Aim =>
Set down, please, exactly the lines below that run from the line with "Convert this diagram to TikZ code." to the line with "minimum width=5.14cm, minimum", both lines included.

Record list =>
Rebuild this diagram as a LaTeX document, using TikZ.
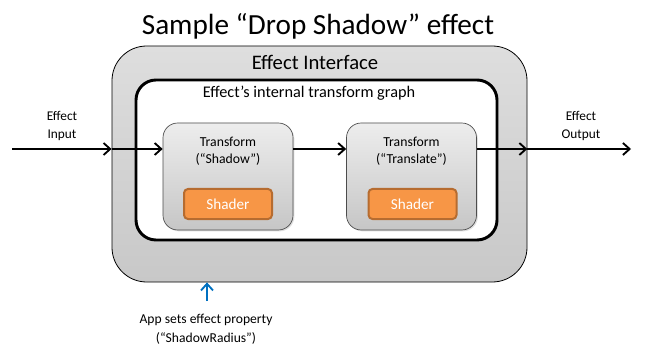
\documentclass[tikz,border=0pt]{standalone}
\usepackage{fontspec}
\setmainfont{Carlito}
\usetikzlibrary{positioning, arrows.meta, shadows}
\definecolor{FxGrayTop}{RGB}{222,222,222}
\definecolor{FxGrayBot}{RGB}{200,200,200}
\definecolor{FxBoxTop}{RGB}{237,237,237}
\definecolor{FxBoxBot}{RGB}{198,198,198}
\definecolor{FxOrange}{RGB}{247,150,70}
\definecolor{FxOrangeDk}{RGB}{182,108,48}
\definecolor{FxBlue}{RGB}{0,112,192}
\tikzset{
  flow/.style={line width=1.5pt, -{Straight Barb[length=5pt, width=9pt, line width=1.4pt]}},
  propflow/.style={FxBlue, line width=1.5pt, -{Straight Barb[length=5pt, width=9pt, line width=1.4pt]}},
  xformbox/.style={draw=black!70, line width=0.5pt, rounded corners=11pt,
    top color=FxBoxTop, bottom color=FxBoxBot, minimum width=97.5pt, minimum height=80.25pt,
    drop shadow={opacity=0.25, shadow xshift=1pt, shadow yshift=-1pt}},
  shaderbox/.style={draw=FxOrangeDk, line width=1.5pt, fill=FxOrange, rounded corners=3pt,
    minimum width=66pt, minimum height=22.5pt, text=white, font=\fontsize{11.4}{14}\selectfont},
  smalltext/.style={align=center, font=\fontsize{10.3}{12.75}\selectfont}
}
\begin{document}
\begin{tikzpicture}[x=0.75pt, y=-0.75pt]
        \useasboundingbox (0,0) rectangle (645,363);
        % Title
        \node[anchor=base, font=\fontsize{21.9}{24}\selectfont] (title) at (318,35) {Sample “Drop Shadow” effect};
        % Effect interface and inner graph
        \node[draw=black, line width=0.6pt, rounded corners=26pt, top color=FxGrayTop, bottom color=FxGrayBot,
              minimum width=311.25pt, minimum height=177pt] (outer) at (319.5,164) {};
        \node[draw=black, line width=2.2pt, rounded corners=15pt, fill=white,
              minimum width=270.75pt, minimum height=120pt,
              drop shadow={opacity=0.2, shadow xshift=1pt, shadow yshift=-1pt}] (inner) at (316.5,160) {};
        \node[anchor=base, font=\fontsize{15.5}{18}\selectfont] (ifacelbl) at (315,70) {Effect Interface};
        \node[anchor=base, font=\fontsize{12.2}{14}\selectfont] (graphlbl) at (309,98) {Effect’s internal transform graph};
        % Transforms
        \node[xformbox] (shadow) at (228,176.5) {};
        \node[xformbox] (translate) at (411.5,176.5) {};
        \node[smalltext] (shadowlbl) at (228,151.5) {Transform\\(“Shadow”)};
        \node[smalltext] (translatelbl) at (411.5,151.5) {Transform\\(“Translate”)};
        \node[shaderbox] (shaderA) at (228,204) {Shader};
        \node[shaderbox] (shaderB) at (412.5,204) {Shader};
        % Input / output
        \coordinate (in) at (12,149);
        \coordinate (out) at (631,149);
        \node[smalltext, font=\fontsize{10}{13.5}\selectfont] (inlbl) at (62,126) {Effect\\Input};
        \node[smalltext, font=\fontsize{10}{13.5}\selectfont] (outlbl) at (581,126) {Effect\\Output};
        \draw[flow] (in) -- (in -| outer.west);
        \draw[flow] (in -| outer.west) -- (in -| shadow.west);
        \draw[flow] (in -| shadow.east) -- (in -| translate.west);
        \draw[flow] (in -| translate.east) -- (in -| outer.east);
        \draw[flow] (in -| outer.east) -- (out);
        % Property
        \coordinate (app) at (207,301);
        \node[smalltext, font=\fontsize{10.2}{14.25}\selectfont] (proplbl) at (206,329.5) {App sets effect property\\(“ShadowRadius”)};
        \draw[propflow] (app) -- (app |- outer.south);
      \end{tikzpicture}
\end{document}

...

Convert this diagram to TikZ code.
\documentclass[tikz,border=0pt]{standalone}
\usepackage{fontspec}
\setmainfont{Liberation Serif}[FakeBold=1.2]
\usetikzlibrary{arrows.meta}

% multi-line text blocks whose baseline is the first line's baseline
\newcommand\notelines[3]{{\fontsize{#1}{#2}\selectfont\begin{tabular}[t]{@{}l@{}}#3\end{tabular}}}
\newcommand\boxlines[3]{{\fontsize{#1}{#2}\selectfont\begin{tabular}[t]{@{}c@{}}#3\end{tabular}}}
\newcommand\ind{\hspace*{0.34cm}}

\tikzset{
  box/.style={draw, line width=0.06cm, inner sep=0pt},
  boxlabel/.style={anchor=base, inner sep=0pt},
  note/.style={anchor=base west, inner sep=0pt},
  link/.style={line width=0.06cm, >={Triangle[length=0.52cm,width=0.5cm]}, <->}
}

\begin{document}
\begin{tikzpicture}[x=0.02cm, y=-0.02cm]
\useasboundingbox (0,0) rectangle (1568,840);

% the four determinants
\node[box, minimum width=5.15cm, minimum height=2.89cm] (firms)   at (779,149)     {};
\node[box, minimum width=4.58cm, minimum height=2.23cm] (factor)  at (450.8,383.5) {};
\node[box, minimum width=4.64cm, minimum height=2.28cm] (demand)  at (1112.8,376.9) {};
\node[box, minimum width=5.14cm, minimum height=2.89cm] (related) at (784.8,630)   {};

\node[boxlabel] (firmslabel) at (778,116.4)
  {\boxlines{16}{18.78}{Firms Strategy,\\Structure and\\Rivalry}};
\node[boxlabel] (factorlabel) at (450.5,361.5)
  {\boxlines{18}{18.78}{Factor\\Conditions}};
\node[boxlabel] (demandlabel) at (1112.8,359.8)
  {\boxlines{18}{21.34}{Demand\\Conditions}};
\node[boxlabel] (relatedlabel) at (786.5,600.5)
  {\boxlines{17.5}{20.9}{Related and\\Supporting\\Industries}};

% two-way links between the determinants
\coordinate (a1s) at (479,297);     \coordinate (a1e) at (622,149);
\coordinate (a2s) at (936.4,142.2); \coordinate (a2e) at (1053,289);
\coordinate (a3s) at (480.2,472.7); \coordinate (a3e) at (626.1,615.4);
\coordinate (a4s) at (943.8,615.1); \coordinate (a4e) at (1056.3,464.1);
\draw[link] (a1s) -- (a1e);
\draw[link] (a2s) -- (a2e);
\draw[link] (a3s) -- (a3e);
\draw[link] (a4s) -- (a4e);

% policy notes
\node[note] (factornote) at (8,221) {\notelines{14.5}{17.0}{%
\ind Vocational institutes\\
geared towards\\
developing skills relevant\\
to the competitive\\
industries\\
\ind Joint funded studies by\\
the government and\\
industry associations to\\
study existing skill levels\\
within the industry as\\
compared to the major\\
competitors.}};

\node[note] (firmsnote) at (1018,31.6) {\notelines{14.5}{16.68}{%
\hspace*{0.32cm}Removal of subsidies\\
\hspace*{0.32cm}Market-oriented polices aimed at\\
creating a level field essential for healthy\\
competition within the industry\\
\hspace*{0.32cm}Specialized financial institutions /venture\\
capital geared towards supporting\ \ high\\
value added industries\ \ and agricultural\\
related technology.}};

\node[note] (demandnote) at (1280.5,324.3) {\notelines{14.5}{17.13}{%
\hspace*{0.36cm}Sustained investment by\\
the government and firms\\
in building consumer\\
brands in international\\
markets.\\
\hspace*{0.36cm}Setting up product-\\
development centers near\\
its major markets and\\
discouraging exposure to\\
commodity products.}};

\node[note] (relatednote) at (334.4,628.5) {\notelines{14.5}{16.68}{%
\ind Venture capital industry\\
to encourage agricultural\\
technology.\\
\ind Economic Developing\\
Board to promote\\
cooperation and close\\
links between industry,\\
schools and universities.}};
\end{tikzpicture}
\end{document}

The output =>
Convert this diagram to TikZ code.
\documentclass[tikz,border=0pt]{standalone}
\usepackage{fontspec}
\setmainfont{Liberation Serif}[FakeBold=1.2]
\usetikzlibrary{arrows.meta}

% multi-line text blocks whose baseline is the first line's baseline
\newcommand\notelines[3]{{\fontsize{#1}{#2}\selectfont\begin{tabular}[t]{@{}l@{}}#3\end{tabular}}}
\newcommand\boxlines[3]{{\fontsize{#1}{#2}\selectfont\begin{tabular}[t]{@{}c@{}}#3\end{tabular}}}
\newcommand\ind{\hspace*{0.34cm}}

\tikzset{
  box/.style={draw, line width=0.06cm, inner sep=0pt},
  boxlabel/.style={anchor=base, inner sep=0pt},
  note/.style={anchor=base west, inner sep=0pt},
  link/.style={line width=0.06cm, >={Triangle[length=0.52cm,width=0.5cm]}, <->}
}

\begin{document}
\begin{tikzpicture}[x=0.02cm, y=-0.02cm]
\useasboundingbox (0,0) rectangle (1568,840);

% the four determinants
\node[box, minimum width=5.15cm, minimum height=2.89cm] (firms)   at (779,149)     {};
\node[box, minimum width=4.58cm, minimum height=2.23cm] (factor)  at (450.8,383.5) {};
\node[box, minimum width=4.64cm, minimum height=2.28cm] (demand)  at (1112.8,376.9) {};
\node[box, minimum width=5.14cm, minimum height=2.89cm] (related) at (784.8,630)   {};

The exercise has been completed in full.